:: What this task involves ::
Restate all the material verbatim, except for the pictures.

:: Given material ::

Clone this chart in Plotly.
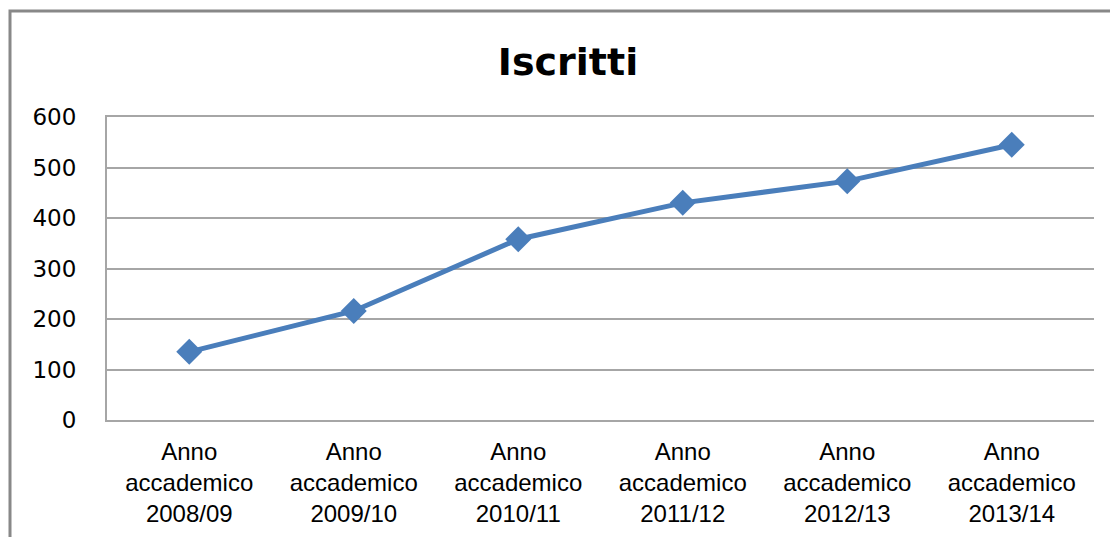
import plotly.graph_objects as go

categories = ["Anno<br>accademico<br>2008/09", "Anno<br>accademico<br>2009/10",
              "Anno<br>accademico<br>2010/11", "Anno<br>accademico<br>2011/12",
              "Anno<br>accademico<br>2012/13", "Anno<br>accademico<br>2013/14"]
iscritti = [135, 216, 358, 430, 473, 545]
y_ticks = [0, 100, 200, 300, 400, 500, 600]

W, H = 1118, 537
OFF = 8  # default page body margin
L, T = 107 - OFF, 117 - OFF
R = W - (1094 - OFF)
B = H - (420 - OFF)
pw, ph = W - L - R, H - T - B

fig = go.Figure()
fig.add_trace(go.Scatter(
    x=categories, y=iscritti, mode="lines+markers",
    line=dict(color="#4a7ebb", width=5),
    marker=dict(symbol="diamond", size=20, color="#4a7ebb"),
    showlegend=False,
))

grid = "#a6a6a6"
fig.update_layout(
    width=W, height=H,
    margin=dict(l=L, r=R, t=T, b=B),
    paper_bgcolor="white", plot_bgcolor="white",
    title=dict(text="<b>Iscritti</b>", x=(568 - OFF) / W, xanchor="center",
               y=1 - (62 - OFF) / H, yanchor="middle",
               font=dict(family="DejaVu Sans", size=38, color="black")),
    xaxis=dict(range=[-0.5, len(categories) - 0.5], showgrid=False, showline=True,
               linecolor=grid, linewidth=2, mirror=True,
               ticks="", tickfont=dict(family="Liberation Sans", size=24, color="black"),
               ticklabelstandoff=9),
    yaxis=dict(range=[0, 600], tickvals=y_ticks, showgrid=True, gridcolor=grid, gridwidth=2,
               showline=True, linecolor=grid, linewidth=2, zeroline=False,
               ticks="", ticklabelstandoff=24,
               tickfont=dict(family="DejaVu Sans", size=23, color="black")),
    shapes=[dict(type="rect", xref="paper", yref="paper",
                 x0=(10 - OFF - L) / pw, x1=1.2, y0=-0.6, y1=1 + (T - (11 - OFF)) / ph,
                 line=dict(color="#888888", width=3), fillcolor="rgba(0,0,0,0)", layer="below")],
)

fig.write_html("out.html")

:: The result ::
Clone this chart in Plotly.
import plotly.graph_objects as go

categories = ["Anno<br>accademico<br>2008/09", "Anno<br>accademico<br>2009/10",
              "Anno<br>accademico<br>2010/11", "Anno<br>accademico<br>2011/12",
              "Anno<br>accademico<br>2012/13", "Anno<br>accademico<br>2013/14"]
iscritti = [135, 216, 358, 430, 473, 545]
y_ticks = [0, 100, 200, 300, 400, 500, 600]

W, H = 1118, 537
OFF = 8  # default page body margin
L, T = 107 - OFF, 117 - OFF
R = W - (1094 - OFF)
B = H - (420 - OFF)
pw, ph = W - L - R, H - T - B

fig = go.Figure()
fig.add_trace(go.Scatter(
    x=categories, y=iscritti, mode="lines+markers",
    line=dict(color="#4a7ebb", width=5),
    marker=dict(symbol="diamond", size=20, color="#4a7ebb"),
    showlegend=False,
))

grid = "#a6a6a6"
fig.update_layout(
    width=W, height=H,
    margin=dict(l=L, r=R, t=T, b=B),
    paper_bgcolor="white", plot_bgcolor="white",
    title=dict(text="<b>Iscritti</b>", x=(568 - OFF) / W, xanchor="center",
               y=1 - (62 - OFF) / H, yanchor="middle",
               font=dict(family="DejaVu Sans", size=38, color="black")),
    xaxis=dict(range=[-0.5, len(categories) - 0.5], showgrid=False, showline=True,
               linecolor=grid, linewidth=2, mirror=True,
               ticks="", tickfont=dict(family="Liberation Sans", size=24, color="black"),
               ticklabelstandoff=9),
    yaxis=dict(range=[0, 600], tickvals=y_ticks, showgrid=True, gridcolor=grid, gridwidth=2,
               showline=True, linecolor=grid, linewidth=2, zeroline=False,
               ticks="", ticklabelstandoff=24,
               tickfont=dict(family="DejaVu Sans", size=23, color="black")),
    shapes=[dict(type="rect", xref="paper", yref="paper",
                 x0=(10 - OFF - L) / pw, x1=1.2, y0=-0.6, y1=1 + (T - (11 - OFF)) / ph,
                 line=dict(color="#888888", width=3), fillcolor="rgba(0,0,0,0)", layer="below")],
)

fig.write_html("out.html")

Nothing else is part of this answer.